> EXERCISE DESCRIPTION
Exact reproduction of the data is required, with images excluded.

- - -

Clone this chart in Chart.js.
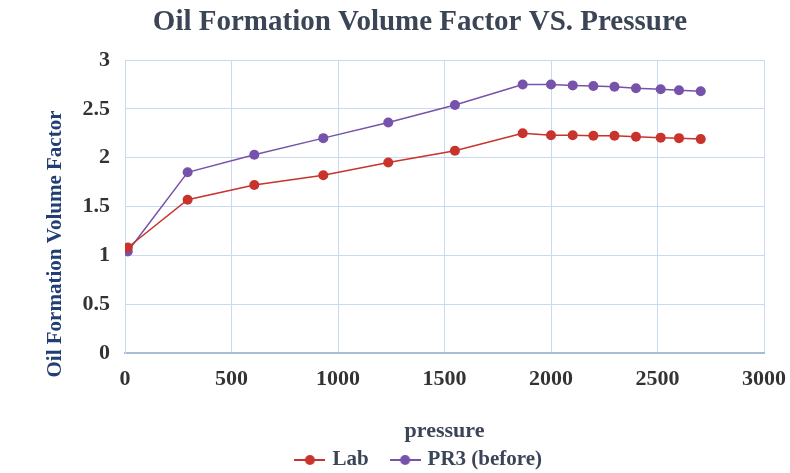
<!DOCTYPE html>
<html>
<head>
<meta charset="utf-8">
<script src="https://cdn.jsdelivr.net/npm/chart.js@4"></script>
<style>
  html, body { margin: 0; padding: 0; background: #fff; }
  #wrap { width: 790px; height: 473px; }
</style>
</head>
<body>
<div id="wrap"><canvas id="chart"></canvas></div>
<script>
// values
const pressure = [13, 294, 607, 931, 1236, 1549, 1867, 2000, 2102, 2199, 2298, 2399, 2515, 2601, 2703];
const labBo = [1.08, 1.57, 1.72, 1.82, 1.95, 2.07, 2.25, 2.23, 2.23, 2.225, 2.225, 2.215, 2.205, 2.20, 2.19];
const pr3Bo = [1.04, 1.85, 2.03, 2.20, 2.36, 2.54, 2.75, 2.75, 2.74, 2.733, 2.726, 2.71, 2.70, 2.69, 2.68];
const xTicks = [0, 500, 1000, 1500, 2000, 2500, 3000];
const yTicks = [0, 0.5, 1, 1.5, 2, 2.5, 3];

const RED = '#c8332c';
const PURPLE = '#7752aa';
const SERIF = '"Liberation Serif", "DejaVu Serif", serif';

// line + dot image for the legend
function legendIcon(color) {
  const c = document.createElement('canvas');
  c.width = 31; c.height = 12;
  const g = c.getContext('2d');
  g.strokeStyle = color;
  g.lineWidth = 2;
  g.beginPath(); g.moveTo(0, 6); g.lineTo(31, 6); g.stroke();
  g.fillStyle = color;
  g.beginPath(); g.arc(15.5, 6, 5, 0, Math.PI * 2); g.fill();
  return c;
}

// y title sits lower than the plot centre in the original, so draw it here
const yTitlePlugin = {
  id: 'yTitle',
  afterDraw(chart) {
    const c = chart.ctx;
    c.save();
    c.translate(56, 244);
    c.rotate(-Math.PI / 2);
    c.font = 'bold 21px ' + SERIF;
    c.fillStyle = '#213f74';
    c.textAlign = 'center';
    c.textBaseline = 'middle';
    c.fillText('Oil Formation Volume Factor', 0, 0);
    c.restore();
  }
};

const toPoints = (ys) => ys.map((y, i) => ({ x: pressure[i], y: y }));

const ctx = document.getElementById('chart').getContext('2d');
new Chart(ctx, {
  type: 'line',
  data: {
    datasets: [{
      label: 'Lab',
      data: toPoints(labBo),
      borderColor: RED,
      backgroundColor: RED,
      borderWidth: 1.5,
      pointRadius: 5,
      pointBorderWidth: 0,
      tension: 0
    }, {
      label: 'PR3 (before)',
      data: toPoints(pr3Bo),
      borderColor: PURPLE,
      backgroundColor: PURPLE,
      borderWidth: 1.5,
      pointRadius: 5,
      pointBorderWidth: 0,
      tension: 0
    }]
  },
  plugins: [yTitlePlugin],
  options: {
    responsive: true,
    maintainAspectRatio: false,
    animation: false,
    layout: { padding: { left: 76, right: 26, top: 0, bottom: -7.5 } },
    scales: {
      x: {
        type: 'linear',
        min: 0,
        max: 3000,
        afterBuildTicks: (axis) => { axis.ticks = xTicks.map(v => ({ value: v })); },
        afterFit: (axis) => {
          axis.height = 72;
          axis.paddingLeft = 0;
          axis.paddingRight = 0;
        },
        grid: { color: '#c9daf0', lineWidth: 1, drawTicks: false },
        border: { color: '#a9bcd6', width: 2 },
        ticks: {
          padding: 13,
          color: '#333',
          font: { family: SERIF, size: 22, weight: 'bold' },
          callback: (v) => String(v)
        },
        title: {
          display: true,
          text: 'pressure',
          color: '#3a4557',
          padding: { top: 0, bottom: -20 },
          font: { family: SERIF, size: 22, weight: 'bold' }
        }
      },
      y: {
        min: 0,
        max: 3,
        afterBuildTicks: (axis) => { axis.ticks = yTicks.map(v => ({ value: v })); },
        afterFit: (axis) => { axis.width = 49; },
        grid: { color: '#c9daf0', lineWidth: 1, drawTicks: false },
        border: { color: '#c9daf0', width: 1 },
        ticks: {
          padding: 15,
          color: '#333',
          font: { family: SERIF, size: 22, weight: 'bold' },
          callback: (v) => String(v)
        }
      }
    },
    plugins: {
      title: {
        display: true,
        text: 'Oil Formation Volume Factor VS. Pressure',
        color: '#3b4556',
        padding: { top: 5.5, bottom: 19.7 },
        font: { family: SERIF, size: 29, weight: 'bold' }
      },
      legend: {
        display: true,
        position: 'bottom',
        labels: {
          usePointStyle: true,
          pointStyleWidth: 24,
          boxHeight: 12,
          padding: 24.5,
          color: '#3a4557',
          font: { family: SERIF, size: 21, weight: 'bold' },
          generateLabels: (chart) => chart.data.datasets.map((ds, i) => ({
            text: ds.label,
            pointStyle: legendIcon(ds.borderColor),
            fillStyle: ds.borderColor,
            strokeStyle: ds.borderColor,
            lineWidth: 0,
            fontColor: '#3a4557',
            datasetIndex: i,
            hidden: false
          }))
        }
      },
      tooltip: { enabled: false }
    }
  }
});
</script>
</body>
</html>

- - -

> WRITTEN ANSWER
Clone this chart in Chart.js.
<!DOCTYPE html>
<html>
<head>
<meta charset="utf-8">
<script src="https://cdn.jsdelivr.net/npm/chart.js@4"></script>
<style>
  html, body { margin: 0; padding: 0; background: #fff; }
  #wrap { width: 790px; height: 473px; }
</style>
</head>
<body>
<div id="wrap"><canvas id="chart"></canvas></div>
<script>
// values
const pressure = [13, 294, 607, 931, 1236, 1549, 1867, 2000, 2102, 2199, 2298, 2399, 2515, 2601, 2703];
const labBo = [1.08, 1.57, 1.72, 1.82, 1.95, 2.07, 2.25, 2.23, 2.23, 2.225, 2.225, 2.215, 2.205, 2.20, 2.19];
const pr3Bo = [1.04, 1.85, 2.03, 2.20, 2.36, 2.54, 2.75, 2.75, 2.74, 2.733, 2.726, 2.71, 2.70, 2.69, 2.68];
const xTicks = [0, 500, 1000, 1500, 2000, 2500, 3000];
const yTicks = [0, 0.5, 1, 1.5, 2, 2.5, 3];

const RED = '#c8332c';
const PURPLE = '#7752aa';
const SERIF = '"Liberation Serif", "DejaVu Serif", serif';

// line + dot image for the legend
function legendIcon(color) {
  const c = document.createElement('canvas');
  c.width = 31; c.height = 12;
  const g = c.getContext('2d');
  g.strokeStyle = color;
  g.lineWidth = 2;
  g.beginPath(); g.moveTo(0, 6); g.lineTo(31, 6); g.stroke();
  g.fillStyle = color;
  g.beginPath(); g.arc(15.5, 6, 5, 0, Math.PI * 2); g.fill();
  return c;
}

// y title sits lower than the plot centre in the original, so draw it here
const yTitlePlugin = {
  id: 'yTitle',
  afterDraw(chart) {
    const c = chart.ctx;
    c.save();
    c.translate(56, 244);
    c.rotate(-Math.PI / 2);
    c.font = 'bold 21px ' + SERIF;
    c.fillStyle = '#213f74';
    c.textAlign = 'center';
    c.textBaseline = 'middle';
    c.fillText('Oil Formation Volume Factor', 0, 0);
    c.restore();
  }
};

const toPoints = (ys) => ys.map((y, i) => ({ x: pressure[i], y: y }));

const ctx = document.getElementById('chart').getContext('2d');
new Chart(ctx, {
  type: 'line',
  data: {
    datasets: [{
      label: 'Lab',
      data: toPoints(labBo),
      borderColor: RED,
      backgroundColor: RED,
      borderWidth: 1.5,
      pointRadius: 5,
      pointBorderWidth: 0,
      tension: 0
    }, {
      label: 'PR3 (before)',
      data: toPoints(pr3Bo),
      borderColor: PURPLE,
      backgroundColor: PURPLE,
      borderWidth: 1.5,
      pointRadius: 5,
      pointBorderWidth: 0,
      tension: 0
    }]
  },
  plugins: [yTitlePlugin],
  options: {
    responsive: true,
    maintainAspectRatio: false,
    animation: false,
    layout: { padding: { left: 76, right: 26, top: 0, bottom: -7.5 } },
    scales: {
      x: {
        type: 'linear',
        min: 0,
        max: 3000,
        afterBuildTicks: (axis) => { axis.ticks = xTicks.map(v => ({ value: v })); },
        afterFit: (axis) => {
          axis.height = 72;
          axis.paddingLeft = 0;
          axis.paddingRight = 0;
        },
        grid: { color: '#c9daf0', lineWidth: 1, drawTicks: false },
        border: { color: '#a9bcd6', width: 2 },
        ticks: {
          padding: 13,
          color: '#333',
          font: { family: SERIF, size: 22, weight: 'bold' },
          callback: (v) => String(v)
        },
        title: {
          display: true,
          text: 'pressure',
          color: '#3a4557',
          padding: { top: 0, bottom: -20 },
          font: { family: SERIF, size: 22, weight: 'bold' }
        }
      },
      y: {
        min: 0,
        max: 3,
        afterBuildTicks: (axis) => { axis.ticks = yTicks.map(v => ({ value: v })); },
        afterFit: (axis) => { axis.width = 49; },
        grid: { color: '#c9daf0', lineWidth: 1, drawTicks: false },
        border: { color: '#c9daf0', width: 1 },
        ticks: {
          padding: 15,
          color: '#333',
          font: { family: SERIF, size: 22, weight: 'bold' },
          callback: (v) => String(v)
        }
      }
    },
    plugins: {
      title: {
        display: true,
        text: 'Oil Formation Volume Factor VS. Pressure',
        color: '#3b4556',
        padding: { top: 5.5, bottom: 19.7 },
        font: { family: SERIF, size: 29, weight: 'bold' }
      },
      legend: {
        display: true,
        position: 'bottom',
        labels: {
          usePointStyle: true,
          pointStyleWidth: 24,
          boxHeight: 12,
          padding: 24.5,
          color: '#3a4557',
          font: { family: SERIF, size: 21, weight: 'bold' },
          generateLabels: (chart) => chart.data.datasets.map((ds, i) => ({
            text: ds.label,
            pointStyle: legendIcon(ds.borderColor),
            fillStyle: ds.borderColor,
            strokeStyle: ds.borderColor,
            lineWidth: 0,
            fontColor: '#3a4557',
            datasetIndex: i,
            hidden: false
          }))
        }
      },
      tooltip: { enabled: false }
    }
  }
});
</script>
</body>
</html>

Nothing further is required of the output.